Recentemente, a Ampro lançou  campanha por boas práticas no live marketing. Qual é o retorno?
A campanha Estamos ESGotados tem o objetivo de chamar a atenção para as equivocadas práticas em andamento pelos anunciantes. Precisamos ter mais diálogos para que sejamos entendidos e respeitados. O retorno está bem positivo de toda cadeia do live marketing (agências, fornecedores, profissionais e acadêmicos), além também da imprensa, entidades do setor de comunicação e eventos. Consideramos o impacto positivo, pois, além das interações e compartilhamentos, também crescemos a base de empresas e profissionais nas nossas redes sociais.
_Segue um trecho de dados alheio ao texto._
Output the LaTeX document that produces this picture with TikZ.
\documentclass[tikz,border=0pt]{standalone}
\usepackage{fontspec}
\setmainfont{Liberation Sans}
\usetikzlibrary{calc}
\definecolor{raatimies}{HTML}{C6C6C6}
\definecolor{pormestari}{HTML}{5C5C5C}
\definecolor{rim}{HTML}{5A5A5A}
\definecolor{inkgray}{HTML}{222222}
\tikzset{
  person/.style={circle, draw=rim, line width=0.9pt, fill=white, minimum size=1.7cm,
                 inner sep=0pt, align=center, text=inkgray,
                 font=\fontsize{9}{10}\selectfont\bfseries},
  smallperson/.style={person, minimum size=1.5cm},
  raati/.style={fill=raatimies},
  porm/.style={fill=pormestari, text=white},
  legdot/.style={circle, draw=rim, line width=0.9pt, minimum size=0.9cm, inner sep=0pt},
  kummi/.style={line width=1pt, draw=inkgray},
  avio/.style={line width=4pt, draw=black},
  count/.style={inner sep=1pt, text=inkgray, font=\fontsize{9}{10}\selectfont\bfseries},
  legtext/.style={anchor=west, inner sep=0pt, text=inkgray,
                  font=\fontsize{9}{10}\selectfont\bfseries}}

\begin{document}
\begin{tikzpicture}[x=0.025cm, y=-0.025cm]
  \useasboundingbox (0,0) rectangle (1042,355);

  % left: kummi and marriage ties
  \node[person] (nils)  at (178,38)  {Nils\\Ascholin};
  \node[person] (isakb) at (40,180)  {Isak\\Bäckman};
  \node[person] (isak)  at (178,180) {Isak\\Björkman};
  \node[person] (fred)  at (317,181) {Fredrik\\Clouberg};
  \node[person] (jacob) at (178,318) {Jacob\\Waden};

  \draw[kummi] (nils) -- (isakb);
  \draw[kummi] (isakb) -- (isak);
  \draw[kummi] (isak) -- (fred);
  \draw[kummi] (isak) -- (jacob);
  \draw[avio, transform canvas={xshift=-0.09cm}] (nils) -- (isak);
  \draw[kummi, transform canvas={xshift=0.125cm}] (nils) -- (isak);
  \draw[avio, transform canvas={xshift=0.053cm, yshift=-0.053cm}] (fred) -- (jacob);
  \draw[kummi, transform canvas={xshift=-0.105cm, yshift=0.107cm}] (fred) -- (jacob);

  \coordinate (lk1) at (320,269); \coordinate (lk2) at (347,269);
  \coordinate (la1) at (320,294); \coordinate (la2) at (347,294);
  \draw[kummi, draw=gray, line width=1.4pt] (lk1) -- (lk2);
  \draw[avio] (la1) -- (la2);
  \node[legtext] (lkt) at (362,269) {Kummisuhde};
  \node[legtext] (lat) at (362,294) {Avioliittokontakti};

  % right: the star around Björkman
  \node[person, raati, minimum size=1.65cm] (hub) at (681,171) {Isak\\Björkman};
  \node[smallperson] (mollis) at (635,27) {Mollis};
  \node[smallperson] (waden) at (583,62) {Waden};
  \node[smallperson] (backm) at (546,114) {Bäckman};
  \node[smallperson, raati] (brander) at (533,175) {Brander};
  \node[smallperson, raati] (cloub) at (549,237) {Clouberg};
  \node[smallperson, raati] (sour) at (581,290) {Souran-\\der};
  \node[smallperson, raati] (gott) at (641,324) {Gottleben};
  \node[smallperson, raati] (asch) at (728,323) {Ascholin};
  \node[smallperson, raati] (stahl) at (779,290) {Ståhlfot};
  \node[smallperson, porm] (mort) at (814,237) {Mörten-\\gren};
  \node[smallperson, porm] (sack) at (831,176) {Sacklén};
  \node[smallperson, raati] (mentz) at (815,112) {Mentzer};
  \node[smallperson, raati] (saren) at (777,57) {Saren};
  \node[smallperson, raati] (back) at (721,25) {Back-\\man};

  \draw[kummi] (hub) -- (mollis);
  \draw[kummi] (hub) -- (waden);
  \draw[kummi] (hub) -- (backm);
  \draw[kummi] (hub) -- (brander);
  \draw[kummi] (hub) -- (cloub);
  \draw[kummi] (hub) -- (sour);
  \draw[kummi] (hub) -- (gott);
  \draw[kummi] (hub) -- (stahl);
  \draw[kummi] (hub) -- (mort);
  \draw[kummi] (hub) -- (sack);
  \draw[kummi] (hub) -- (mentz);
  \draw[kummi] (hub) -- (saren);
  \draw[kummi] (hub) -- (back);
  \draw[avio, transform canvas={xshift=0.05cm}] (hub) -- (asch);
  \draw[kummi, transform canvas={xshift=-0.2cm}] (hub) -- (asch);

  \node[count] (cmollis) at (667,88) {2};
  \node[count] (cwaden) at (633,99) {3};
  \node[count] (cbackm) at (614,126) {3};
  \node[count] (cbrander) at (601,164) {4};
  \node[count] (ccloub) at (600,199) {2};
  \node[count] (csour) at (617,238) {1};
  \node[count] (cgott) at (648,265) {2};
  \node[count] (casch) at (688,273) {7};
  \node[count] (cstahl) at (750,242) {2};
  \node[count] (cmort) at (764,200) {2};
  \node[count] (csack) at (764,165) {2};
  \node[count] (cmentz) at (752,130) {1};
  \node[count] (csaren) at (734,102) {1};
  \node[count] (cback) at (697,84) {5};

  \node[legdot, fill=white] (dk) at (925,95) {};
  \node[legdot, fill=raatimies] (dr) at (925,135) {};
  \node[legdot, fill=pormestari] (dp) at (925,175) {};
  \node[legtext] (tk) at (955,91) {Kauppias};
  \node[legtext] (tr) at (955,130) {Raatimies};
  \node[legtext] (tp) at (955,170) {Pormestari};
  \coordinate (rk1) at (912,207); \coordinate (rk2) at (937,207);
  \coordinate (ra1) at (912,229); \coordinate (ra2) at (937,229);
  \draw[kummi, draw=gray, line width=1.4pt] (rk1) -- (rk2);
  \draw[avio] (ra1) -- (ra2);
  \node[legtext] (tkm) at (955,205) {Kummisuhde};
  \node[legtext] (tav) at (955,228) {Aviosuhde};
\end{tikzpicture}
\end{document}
Olhando os anunciantes, tivemos dois cases em detrimento da campanha: 1. um grande anunciante em contato conosco, que antes de lançar seu processo de concorrência (grande, aliás) para contratação de agência de live marketing, baseado em fee, foi escutar nossas melhores práticas. Saímos de lá com um olhar muito positivo, pois muito do que falamos era desconhecido para as áreas técnica e de compras; 2. Denúncias no nosso canal Denuncie Mais, como o caso de um anunciante com alto posicionamento de sustentabilidade/ESG, porém executando um processo concorrencial totalmente na contramão das melhores práticas da Ampro.
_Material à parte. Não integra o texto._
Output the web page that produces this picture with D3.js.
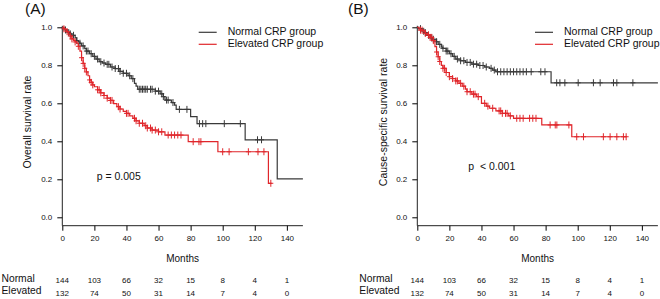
<!DOCTYPE html>
<html lang="en">
<head>
<meta charset="UTF-8">
<title>Kaplan-Meier by CRP group</title>
<script src="https://d3js.org/d3.v7.min.js"></script>
<style>
    body { margin: 0; background: #fff; font-family: "Liberation Sans", Arial, sans-serif; }
    svg text { fill: #111; }
</style>
</head>
<body>
<div id="chart"></div>
<script>
// Months on the x axis, risk table columns
const monthTicks = [0, 20, 40, 60, 80, 100, 120, 140];
const survTicks = [0, 0.2, 0.4, 0.6, 0.8, 1.0];
const riskNormal = [144, 103, 66, 32, 15, 8, 4, 1];
const riskElevated = [132, 74, 50, 31, 14, 7, 4, 0];

// (A) overall survival: [month, survival after event]
const osNormalSteps = [[1,0.993],[2,0.986],[3,0.979],[4,0.972],[5,0.965],[6,0.958],[8,0.944],[9,0.930],[10,0.923],[11,0.916],[12,0.902],[14,0.888],[15,0.875],[17,0.861],[19,0.847],[21,0.833],[23,0.819],[25,0.812],[27,0.805],[30,0.791],[33,0.783],[36,0.768],[38,0.758],[41,0.745],[43,0.730],[45,0.705],[46,0.690],[47,0.674],[58,0.664],[61,0.650],[63,0.635],[64,0.617],[68,0.604],[70,0.590],[71,0.568],[80,0.530],[84,0.493],[114,0.408],[134,0.202]];
const osNormalEnd = 150;
const osNormalCensor = [2,4,5,7,9,11,13,15,16,18,20,22,24,26,28,29,31,33,35,36,38,40,42,44,48,49,50,51,52,53,55,56,58,60,62,63,65,66,69,73,77.7,85.5,87.5,89.5,101,111,121.7,124.2];
const osElevSteps = [[1,0.992],[2,0.985],[3,0.977],[4,0.962],[5,0.954],[6,0.939],[7,0.931],[8,0.923],[9,0.916],[10,0.900],[11,0.875],[12,0.840],[13,0.810],[14,0.784],[15,0.765],[16,0.745],[17,0.723],[18,0.710],[19,0.697],[20,0.687],[22,0.671],[24,0.655],[26,0.641],[28,0.627],[30,0.615],[32,0.598],[34,0.582],[36,0.570],[38,0.558],[40,0.547],[42,0.534],[44,0.521],[46,0.508],[48,0.495],[51,0.482],[53,0.470],[56,0.459],[60,0.450],[64,0.433],[78.5,0.398],[97,0.345],[128.5,0.179]];
const osElevEnd = 130.5;
const osElevCensor = [1,3,5,6,8,10,12,13,14,15,17,18,19,22,23,24,26,28,30,31,35,36,40,41,45,46,48,50,52,53,55,56,58,60,62,66,68,70,72,74,81.6,85.2,86.4,100,104,116,122,125.7,130];

// (B) cause-specific survival
const cssNormalSteps = [[1,0.993],[3,0.986],[4,0.979],[5,0.972],[6,0.958],[8,0.944],[10,0.937],[12,0.924],[13,0.910],[15,0.896],[16,0.889],[18,0.875],[20,0.861],[22,0.847],[24,0.833],[27,0.824],[30,0.815],[34,0.806],[38,0.799],[42,0.791],[45,0.784],[47,0.775],[49,0.766],[83.4,0.708]];
const cssNormalEnd = 150;
const cssNormalCensor = [2,4,5,7,9,10,12,14,16,18,19,21,23,25,27,29,31,33,35,37,39,41,43,46,48,50,52,54,56,58,60,62,64,66,68,71,77,79.6,86.9,88.9,92,100.3,109.8,114,122.3,124.4,134.4];
const cssElevSteps = [[1,0.992],[2,0.985],[4,0.977],[5,0.968],[6,0.960],[8,0.947],[10,0.930],[11,0.898],[12,0.870],[13,0.845],[14,0.820],[15,0.800],[16,0.784],[18,0.762],[20,0.740],[22,0.730],[24,0.718],[26,0.705],[28,0.690],[30,0.675],[31,0.661],[34,0.648],[37,0.635],[40,0.600],[43,0.585],[45,0.574],[49,0.560],[53,0.547],[57,0.534],[60,0.521],[77.6,0.486],[96.3,0.424]];
const cssElevEnd = 130.6;
const cssElevCensor = [2,3,5,7,8,9,10,12,13,14,16,17,18,20,22,24,25,27,29,31,33,35,36,38,42,44,47,51,52,53,55,56,58,62,64,66,70,72,74,82.8,86,87,94.5,99.4,103.6,116,120.2,124.4,128.5,130.2];

const colNormal = "#3a3a3a";
const colElev = "#e0262b";

const svg = d3.select("#chart").append("svg")
    .attr("width", 660)
    .attr("height", 299);

// survival value at time t from a step list
function survAt(steps, t) {
    let s = 1;
    for (const [m, v] of steps) {
        if (m <= t) s = v;
    }
    return s;
}

function drawPanel(p) {
    const x = d3.scaleLinear().domain([0, 150]).range([p.left, p.left + 240.6]);
    const y = d3.scaleLinear().domain([0, 1]).range([217.3, 27.3]);
    const axisY = 225.7;
    const g = svg.append("g");

    // panel letter
    g.append("text")
        .attr("x", p.letterX).attr("y", 14)
        .style("font-size", "15.5px")
        .text(p.letter);

    // axes drawn like base R
    const xAxis = g.append("g")
        .attr("transform", `translate(0,${axisY})`)
        .call(d3.axisBottom(x).tickValues(monthTicks).tickSize(5).tickPadding(5).tickFormat(d3.format("d")));
    xAxis.select(".domain").attr("d", `M${x(0)},0H${x(150)}`).attr("stroke", "#222");
    xAxis.selectAll("text").style("font-size", "8px").style("font-family", "Liberation Sans, Arial, sans-serif");

    const yAxis = g.append("g")
        .attr("transform", `translate(${x(0)},0)`)
        .call(d3.axisLeft(y).tickValues(survTicks).tickSize(5).tickPadding(5).tickFormat(d3.format(".1f")));
    yAxis.select(".domain").attr("d", `M0,${y(1) - 1.5}V${axisY}`).attr("stroke", "#222");
    yAxis.selectAll("text").style("font-size", "8px").style("font-family", "Liberation Sans, Arial, sans-serif");

    g.append("text")
        .attr("transform", `translate(${p.ylabX},122) rotate(-90)`)
        .attr("text-anchor", "middle")
        .attr("dominant-baseline", "middle")
        .style("font-size", "10.5px")
        .text(p.ylab);

    g.append("text")
        .attr("x", x(75)).attr("y", 262)
        .attr("text-anchor", "middle")
        .style("font-size", "10px")
        .text("Months");

    // curves
    const line = d3.line().x(d => x(d[0])).y(d => y(d[1])).curve(d3.curveStepAfter);
    p.series.forEach(s => {
        const pts = [[0, 1], ...s.steps, [s.end, s.steps[s.steps.length - 1][1]]];
        g.append("path")
            .attr("d", line(pts))
            .attr("fill", "none")
            .attr("stroke", s.color)
            .attr("stroke-width", 1.2);
        const marks = g.append("g").attr("stroke", s.color).attr("stroke-width", 1);
        s.censor.forEach(t => {
            const cx = x(t), cy = y(survAt(s.steps, t));
            marks.append("path").attr("d", `M${cx},${cy - 3.5}V${cy + 3.5}M${cx - 2.5},${cy}H${cx + 2.5}`);
        });
    });

    // legend
    p.series.forEach((s, i) => {
        const ly = 32.3 + i * 12;
        g.append("line")
            .attr("x1", p.legX).attr("x2", p.legX + 18)
            .attr("y1", ly).attr("y2", ly)
            .attr("stroke", s.color).attr("stroke-width", 1.2);
        g.append("text")
            .attr("x", p.legX + 29).attr("y", ly)
            .attr("dominant-baseline", "middle")
            .style("font-size", "10.5px")
            .text(s.label);
    });

    // p value
    g.append("text")
        .attr("x", p.pX).attr("y", p.pY)
        .attr("dominant-baseline", "middle")
        .style("font-size", "10.5px")
        .style("white-space", "pre")
        .text(p.pText);

    // numbers at risk
    [["Normal", riskNormal, 280], ["Elevated", riskElevated, 292.5]].forEach(([name, vals, ry]) => {
        g.append("text")
            .attr("x", p.riskX).attr("y", ry - 1)
            .attr("dominant-baseline", "middle")
            .style("font-size", "10.3px")
            .text(name);
        g.selectAll(null)
            .data(vals)
            .enter()
            .append("text")
            .attr("x", (d, i) => x(monthTicks[i]))
            .attr("y", ry + 1)
            .attr("text-anchor", "middle")
            .attr("dominant-baseline", "middle")
            .style("font-size", "8px")
            .text(d => d);
    });
}

drawPanel({
    left: 62.3, letter: "(A)", letterX: 25, ylab: "Overall survival rate", ylabX: 28.5,
    legX: 198.7, pX: 96.7, pY: 177, pText: "p = 0.005", riskX: 1.5,
    series: [
        { label: "Normal CRP group", color: colNormal, steps: osNormalSteps, end: osNormalEnd, censor: osNormalCensor },
        { label: "Elevated CRP group", color: colElev, steps: osElevSteps, end: osElevEnd, censor: osElevCensor }
    ]
});

drawPanel({
    left: 417.3, letter: "(B)", letterX: 348, ylab: "Cause-specific survival rate", ylabX: 384,
    legX: 535, pX: 468.3, pY: 167, pText: "p  < 0.001", riskX: 359.3,
    series: [
        { label: "Normal CRP group", color: colNormal, steps: cssNormalSteps, end: cssNormalEnd, censor: cssNormalCensor },
        { label: "Elevated CRP group", color: colElev, steps: cssElevSteps, end: cssElevEnd, censor: cssElevCensor }
    ]
});
</script>
</body>
</html>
A campanha terá novos desdobramentos? O que está sendo feito na prática?
A campanha será constante até que consigamos construir um mercado mais saudável, justo e humano. Estamos na fase de traduzir o “ESG” para o nosso segmento. E conversando com entidades do setor para somar forças, além de abrir diálogos com anunciantes para adequar as melhores práticas. A Ampro está sendo porta-voz de problemas que existem faz muito tempo e ainda não foram tratados com a devida atenção e valor.

Quais são as principais dores e reivindicações do setor?
Precisamos criar um mercado mais sustentável e equilibrado, onde a criatividade seja nosso maior valor. São várias as dores que vivemos no dia a dia que afetam agências, profissionais e toda cadeia. Destaco a questão das concorrências  “job a job”, muitas vezes com foco em redução de preços.  Nossa recomendação é que as contratações sejam com contratos longos, para que a relação seja mais pautada em desafios estratégicos/criativos/inovação, como já realizado na publicidade, PR e digital; reduzir a quantidade de agências nas concorrências (no máximo três); briefings e feedbacks de mais qualidade e por fim um tema que amplamente trabalhamos nos últimos anos, o prazo de pagamento.
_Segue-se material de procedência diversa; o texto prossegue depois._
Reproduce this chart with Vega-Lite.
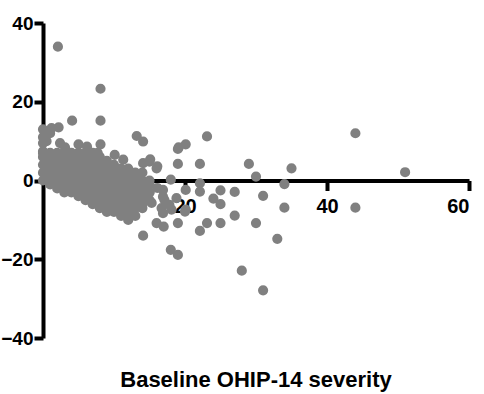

Que insigths foram tirados da última pesquisa de pulso da Ampro? Quando foi feita e qual a amostra dela?
Foram vários, mas destaco cinco principais:

  1. Alto número de concorrências job a job pautadas no melhor
    preço.
  2. Número elevado de agências para as concorrências, extrapolando a recomendação ABA/Ampro.
  3. Falta de feedbacks, o que deixa as agências sem saber onde poderia ser melhor.
  4. Prazos de pagamento extensos.
  5. E um sinal positivo de perspectiva de crescimento nos negócios, a partir do 2º trimestre. Mas alguns dados que chamaram muito a atenção são de que menos
    de 15% dos processos de concorrência são para contratos longos, enquanto que a maioria esmagadora (72,1%) dos processos ainda acontecem no job a job; no quesito prazo de pagamento, apenas 32,6% estão dentro da recomendação das melhores práticas da Ampro, sendo que 67,4% continuam praticando até 120 dias; e um dado muito preocupante é que, em 74,1% das concorrências, o critério de escolha da agência é preço, o que nos leva a entender que a criatividade está em segundo plano para os anunciantes. O levantamento foi feito de 20 a 31/5, com 605 respostas de representantes de agências e empresas fornecedoras de live marketing; associados e não associados, com abrangência nacional.

Quais são as suas expectativas e objetivos à frente da entidade?
Continuar e evoluir o trabalho da Ampro, que este ano completa 28 anos. Reforçar a imagem da associação e a relevância do mercado por todo Brasil, inclusive dando maior visibilidade às agências regionais. Amplificar as vozes de nossos associados na busca de um mercado sustentável com diversidade e equidade. E aumentar o diálogo com anunciantes na construção de relações mais sólidas.